Epic Meal Time: $600 of Meat in One Meal

Harley Morenstein eats a lot of bacon. So do I, but I don't have millions of followers on YouTube watching me do it. Morenstein, along with a cadre of his twentysomething pals, is the creator and host of online cooking show Epic Meal Time, which gets up to 8 million (and beyond!) views on YouTube for weekly episodes that feature Morenstein and crew, say, stuffing five birds into a pig and smoking the whole thing, then eating it orgiastically to the tune of doom-y music. Why is this simple concept getting so much attention?
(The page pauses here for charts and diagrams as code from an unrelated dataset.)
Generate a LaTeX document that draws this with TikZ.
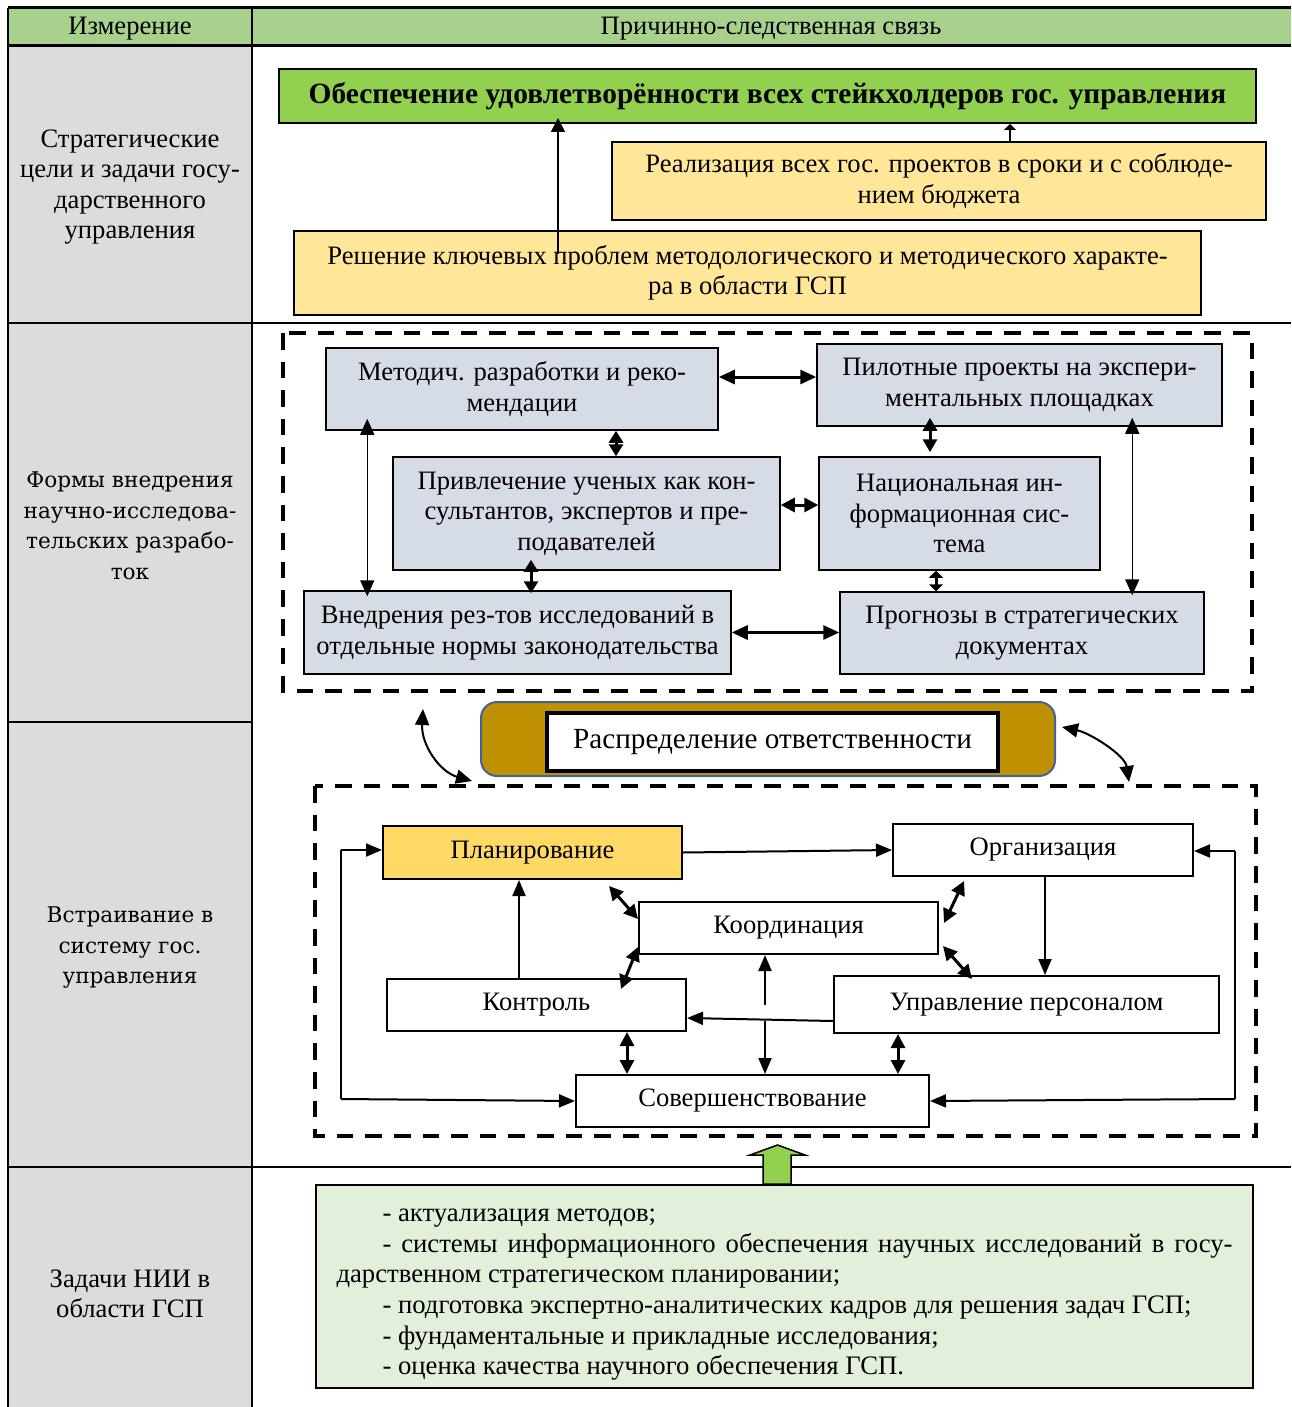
\documentclass[tikz,border=0pt]{standalone}
\usepackage{fontspec}
\setmainfont{Liberation Serif}
\newfontfamily\wideserif{DejaVu Serif}
\usetikzlibrary{arrows.meta, calc}

\definecolor{hdrGreen}{HTML}{A9D18E}
\definecolor{cellGray}{HTML}{DCDCDC}
\definecolor{goalGreen}{HTML}{92D050}
\definecolor{paleYellow}{HTML}{FFE699}
\definecolor{blueGray}{HTML}{D6DCE5}
\definecolor{darkGold}{HTML}{BF9000}
\definecolor{planYellow}{HTML}{FFD966}
\definecolor{paleGreen}{HTML}{E2EFDA}
\definecolor{rimBlue}{HTML}{41639C}

\begin{document}
\begin{tikzpicture}[x=0.5pt, y=-0.5pt, font=\fontsize{13.3}{15.25}\selectfont,
  box/.style={draw=black, line width=1pt, inner sep=0pt, align=center},
  formbox/.style={box, line width=0.75pt, fill=blueGray},
  arr/.style={line width=1pt, -{Triangle[length=8pt,width=6.5pt]}},
  darr/.style={line width=1.5pt, {Triangle[length=#1,width=7pt]}-{Triangle[length=#1,width=7pt]}},
  darr/.default=8pt,
  tarr/.style={line width=0.75pt, {Triangle[length=8pt,width=7pt]}-{Triangle[length=8pt,width=7pt]}},
  dashframe/.style={draw=black, line width=1.6pt, dash pattern=on 8.3pt off 6pt}]
\useasboundingbox (0,0) rectangle (1291,1407);

\fill[hdrGreen] (8,8) rectangle (1291,46);
\fill[cellGray] (8,46) rectangle (252,1407);
\draw[line width=1.5pt] (8,8) -- (1291,8);
\draw[line width=1.5pt] (8,46) -- (1291,46);
\draw[line width=1pt] (8,323) -- (1291,323);
\draw[line width=0.75pt] (8,722) -- (252,722);
\draw[line width=1pt] (8,1167) -- (1291,1167);
\draw[line width=0.75pt] (8,8) -- (8,1407);
\draw[line width=0.75pt] (252,8) -- (252,1407);

\node (hdrDim) at (130,29) {Измерение};
\node (hdrCause) at (771,29) {Причинно-следственная связь};
\node[align=center] (dimStrat) at (130,187) {Стратегические\\цели и задачи госу-\\дарственного\\управления};
\node[align=center, font=\wideserif\fontsize{10.8}{15.25}\selectfont] (dimForm) at (130,526) {Формы внедрения\\научно-исследова-\\тельских разрабо-\\ток};
\node[align=center, font=\wideserif\fontsize{10.8}{15.25}\selectfont] (dimEmbed) at (130,948) {Встраивание в\\систему гос.\\управления};
\node[align=center] (dimTask) at (130,1294) {Задачи НИИ в\\области ГСП};

\node[box, fill=goalGreen, minimum width=488.5pt, minimum height=27pt, font=\fontsize{14.7}{15.25}\selectfont\bfseries] (goal) at (767.5,96) {Обеспечение удовлетворённости всех стейкхолдеров гос. управления};
\node[box, fill=paleYellow, minimum width=327pt, minimum height=39pt] (real) at (939,181) {Реализация всех гос. проектов в сроки и с соблюде-\\нием бюджета};
\node[box, fill=paleYellow, minimum width=453.5pt, minimum height=42pt] (resh) at (747.5,273) {Решение ключевых проблем методологического и методического характе-\\ра в области ГСП};
\draw[line width=0.75pt, -{Triangle[length=7pt,width=7pt]}, shorten >=-3pt] ([xshift=132.5pt,yshift=-12pt]resh.north west) coordinate (rg) -- (rg |- goal.south);
\draw[line width=0.75pt, -{Triangle[length=3pt,width=6pt]}] ([xshift=199.5pt]real.north west) coordinate (gg) -- (gg |- goal.south);

\draw[dashframe] (283,333) rectangle (1252,691);
\node[formbox, minimum width=196pt, minimum height=41pt] (metod) at (522,389) {Методич. разработки и реко-\\мендации};
\node[formbox, minimum width=202.5pt, minimum height=41pt] (pilot) at (1019.5,385) {Пилотные проекты на экспери-\\ментальных площадках};
\node[formbox, minimum width=193.5pt, minimum height=56.5pt] (privl) at (586.5,513.5) {Привлечение ученых как кон-\\сультантов, экспертов и пре-\\подавателей};
\node[formbox, minimum width=140.5pt, minimum height=56.5pt] (nats) at (959.5,513.5) {Национальная ин-\\формационная сис-\\тема};
\node[formbox, minimum width=213.5pt, minimum height=41.5pt] (vnedr) at (517.5,632.5) {Внедрения рез-тов исследований в\\отдельные нормы законодательства};
\node[formbox, minimum width=182pt, minimum height=41pt] (progn) at (1022,633) {Прогнозы в стратегических\\документах};
\draw[darr] ([yshift=6pt]metod.east) coordinate (mp) -- (mp -| pilot.west);
\draw[darr=6pt] ([xshift=47pt]metod.south) coordinate (mk) -- (mk |- privl.north);
\draw[darr=6.5pt, shorten <=-4.5pt, shorten >=2pt] ([xshift=-44.75pt]pilot.south) coordinate (pn) -- (pn |- nats.north);
\draw[darr=7pt] ([yshift=4.25pt]privl.east) coordinate (kn) -- (kn -| nats.west);
\draw[darr=6pt, shorten <=-5.5pt, shorten >=-1.5pt] ([xshift=-27.75pt]privl.south) coordinate (kv) -- (kv |- vnedr.north);
\draw[darr=3.5pt] ([xshift=-11.75pt]nats.south) coordinate (nf) -- (nf |- progn.north);
\draw[darr] (vnedr.east) -- (vnedr.east -| progn.west);
\draw[tarr, shorten <=-6pt, shorten >=-3pt] ([xshift=21pt]metod.south west) coordinate (mv) -- (mv |- vnedr.north);
\draw[tarr, shorten <=-4.5pt, shorten >=-2pt] ([xshift=158pt]pilot.south west) coordinate (pf) -- (pf |- progn.north);

\node[box, draw=rimBlue, fill=darkGold, rounded corners=8pt, minimum width=287pt, minimum height=37pt] (rasp) at (768,739) {};
\node[box, fill=white, line width=1.6pt, minimum width=225.5pt, minimum height=29pt, font=\fontsize{14.6}{15.25}\selectfont] (raspText) at (772.5,742) {Распределение ответственности};
\coordinate (cl1) at (423,709); \coordinate (cl2) at (472,781);
\coordinate (cr1) at (1062,727); \coordinate (cr2) at (1129,782);
\draw[line width=1pt, {Triangle[length=8pt,width=7pt]}-{Triangle[length=8pt,width=7pt]}] (cl1) .. controls (421,745) and (440,772) .. (cl2);
\draw[line width=1pt, {Triangle[length=8pt,width=7pt]}-{Triangle[length=8pt,width=7pt]}] (cr1) .. controls (1090,733) and (1125,755) .. (cr2);

\draw[dashframe] (315,786) rectangle (1256,1136);
\node[box, fill=planYellow, minimum width=149.5pt, minimum height=26.5pt] (plan) at (532.5,852.5) {Планирование};
\node[box, fill=white, minimum width=150pt, minimum height=26pt] (org) at (1043,850) {Организация};
\node[box, fill=white, minimum width=149.5pt, minimum height=26pt] (koord) at (788.5,928) {Координация};
\node[box, fill=white, minimum width=149.5pt, minimum height=26pt] (kontr) at (536.5,1005) {Контроль};
\node[box, fill=white, minimum width=192.5pt, minimum height=28.5pt] (upr) at (1026.5,1004.5) {Управление персоналом};
\node[box, fill=white, minimum width=176.5pt, minimum height=26pt] (sov) at (752.5,1101) {Совершенствование};
\coordinate (lTop) at (341,850); \coordinate (lBot) at (341,1099);
\coordinate (rTop) at (1235,851); \coordinate (rBot) at (1235,1099);
\coordinate (kUp) at (765,1005); \coordinate (kDn) at (765,1021);
\draw[arr] (plan.east) -- (org.west);
\draw[line width=0.75pt] (lTop) -- (lBot);
\draw[arr] (lTop) -- (lTop -| plan.west);
\draw[arr] (lBot) -- (sov.west);
\draw[line width=0.75pt] (rTop) -- (rBot);
\draw[arr] (rTop) -- (rTop -| org.east);
\draw[arr] (rBot) -- (sov.east);
\draw[arr] ([xshift=1pt]org.south) coordinate (ou) -- (ou |- upr.north);
\draw[arr] ([xshift=-8.75pt]kontr.north) coordinate (kp) -- (kp |- plan.south);
\draw[arr] ([yshift=-8.25pt]upr.west) -- ([yshift=-6.5pt]kontr.east);
\draw[darr=7pt] ([xshift=-37pt,yshift=-3pt]plan.south east) -- ([yshift=4.5pt]koord.west);
\draw[darr=7pt] ([xshift=36pt,yshift=-2pt]org.south west) -- ([xshift=2.5pt,yshift=2.5pt]koord.east);
\draw[darr=7pt] ([yshift=-9.5pt]koord.west) -- ([xshift=-33pt,yshift=-5.5pt]kontr.north east);
\draw[darr=7pt] ([xshift=2pt,yshift=-9pt]koord.east) -- ([xshift=69.5pt,yshift=-2pt]upr.north west);
\draw[arr] (kUp) -- (kUp |- koord.south);
\draw[arr] (kDn) -- (kDn |- sov.north);
\draw[darr=7pt] ([xshift=45.25pt]kontr.south) coordinate (ks) -- (ks |- sov.north);
\draw[darr=7pt] ([xshift=-64.25pt]upr.south) coordinate (us) -- (us |- sov.north);

\node[box, fill=paleGreen, minimum width=468.5pt, minimum height=101.5pt, text width=448pt, align=justify, font=\fontsize{13.35}{15.3}\selectfont] (zad) at (784.5,1286.5) {\rule{0pt}{14.5pt}\hspace*{23pt}- актуализация методов;\par
\makebox[\linewidth][s]{\hspace*{23pt}- системы информационного обеспечения научных исследований в госу-}\par
дарственном стратегическом планировании;\par
\hspace*{23pt}- подготовка экспертно-аналитических кадров для решения задач ГСП;\par
\hspace*{23pt}- фундаментальные и прикладные исследования;\par
\hspace*{23pt}- оценка качества научного обеспечения ГСП.};
\draw[line width=0.75pt, fill=goalGreen] ([xshift=-10.75pt]zad.north) -- ++(0,-29) -- ++(-13,0) -- ++(27.5,-10) -- ++(27.5,10) -- ++(-14,0) -- ++(0,29) -- cycle;
\end{tikzpicture}
\end{document}
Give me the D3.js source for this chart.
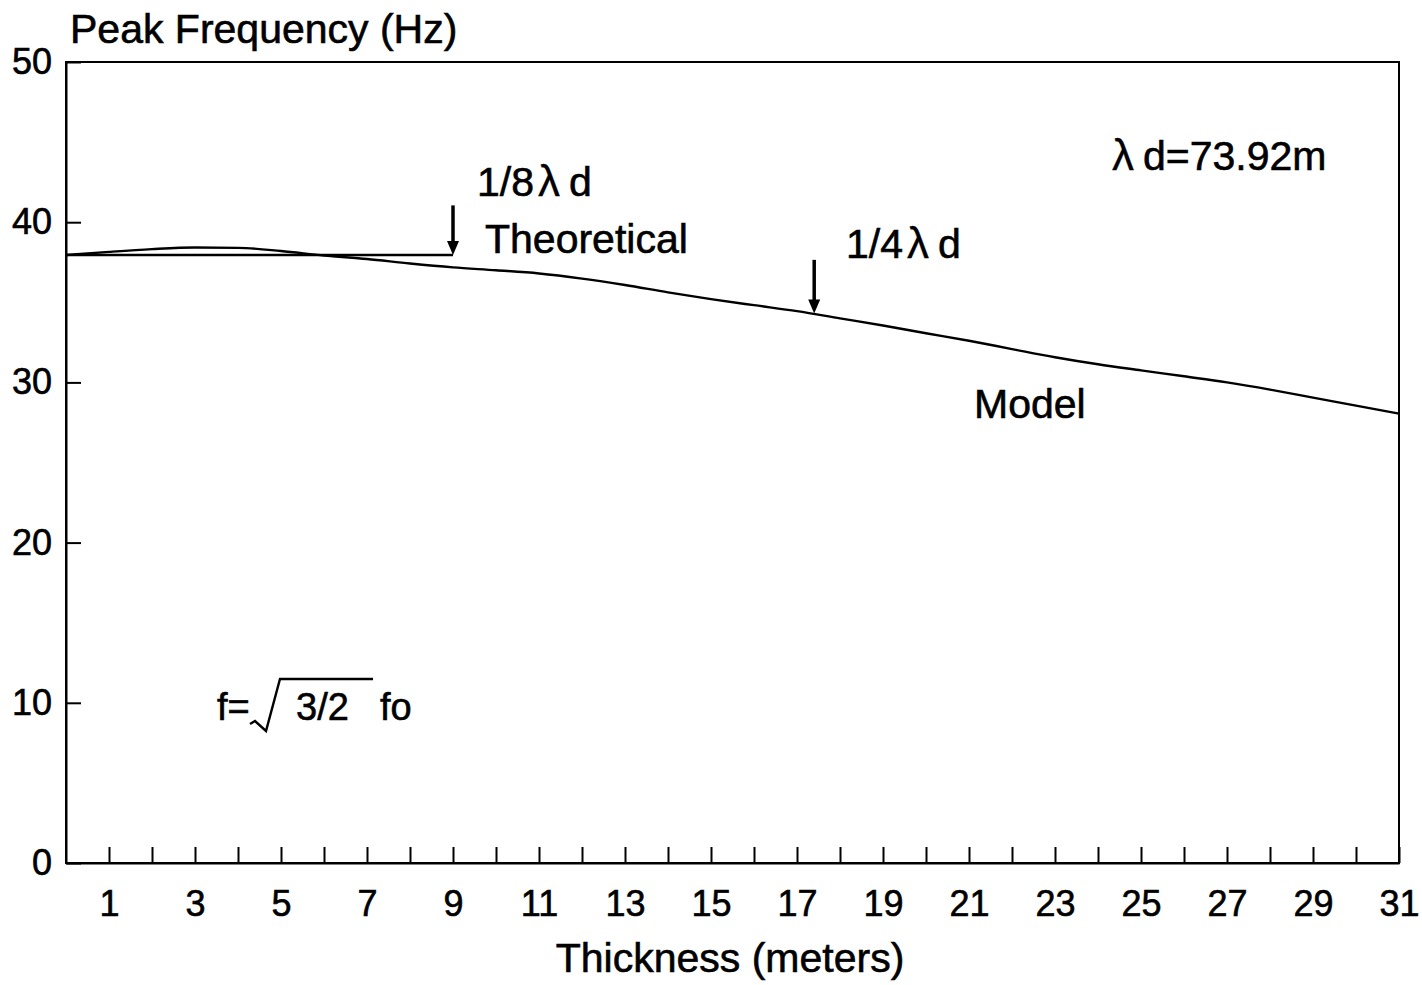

Because people like meat, says Morenstein, who spoke to us from his Montreal lair.

You were a history teacher, but now you've quit your job. You can support yourself off Epic Meal Time?
Yes, but I'm 25 and I live in my mom's basement. All the guys you see on the show, only one of them doesn't live with their parents.

What attracted you to doing an over-the-top cooking show?
I have always wanted to do something in media. It's hard to get in an actors' union so I started making music videos. I was filming artists and local rappers. I told them, "Just pay me $100 and I'll do your video." I had a video game review, I had a kids' show planned. But I just happened to see a picture of a Happy Meal on a pizza, and it was summertime ...

Which you had off, because you were a teacher.
Right. We put all this fast food on a pizza, we filmed it, then it sat on my computer from July to October, while I was still filming people's weddings. Finally we got it up. And in five days it got 90,000 views.

And you decided, "Hey, let's keep doing this."
Yeah. We did it a few more times, then we did Angry French Canadian. It must have been a slow news day in Canada, because a whole bunch of news outlets said, "But hey, these guys made a poutine–French toast sandwich." That one got 600,000 viewers. [So we said,] "Shit, we have to do this every week."

So you started releasing a video every Tuesday. How did you decide what to cover?
Yes, Tuesday, because that's kind of a shitty day, and the World of Warcraft servers have downtime that day. We were looking at the traffic for the French Canadian video—we noticed we had 80 percent Canadian viewers, 20 percent Americans. "Huh. Americans seem interested, why don't we try to get more of them? What's the most American thing you can think of?" Canadian Thanksgiving had just passed, American Thanksgiving was next, why not do something with turkeys?

How long did that take to pull off?
In between planning and deboning and making the stuffing, and smoking the whole thing at the end, that was two solid days, and $600 in meat. I didn't know if I was going to be able to pay for the whole thing on my credit card, so I put on my Facebook page, "Anyone who wants to come over and help us eat this thing, bring $10 to help pay for it." That's why there are all these strangers at the end of the TurBaconEpic video.

Did you ever go to cooking school? Your knife skills aren't bad.
Ha, in the last few videos, we outsourced to a professional chef. That's why that looks good.

Do people recognize you around town?
Yes, they do, and when they come up to my mom, she doesn't know quite what's going on but she says, "Yes, my son is the drunken bearded one on the Internet." Actually, my brother was at Dairy Queen wearing an Epic Meal Time shirt, and he looks a lot like me, so the guy at the counter said to him, "Bacon strips, bacon strips," and asked for his autograph. When my brother got his ice cream, the people in the store were watching him eat it like it was an event. It's good, except sometimes at fast-food restaurants we feel pressured to eat more food. Like, sometimes everyone wants to eat a salad.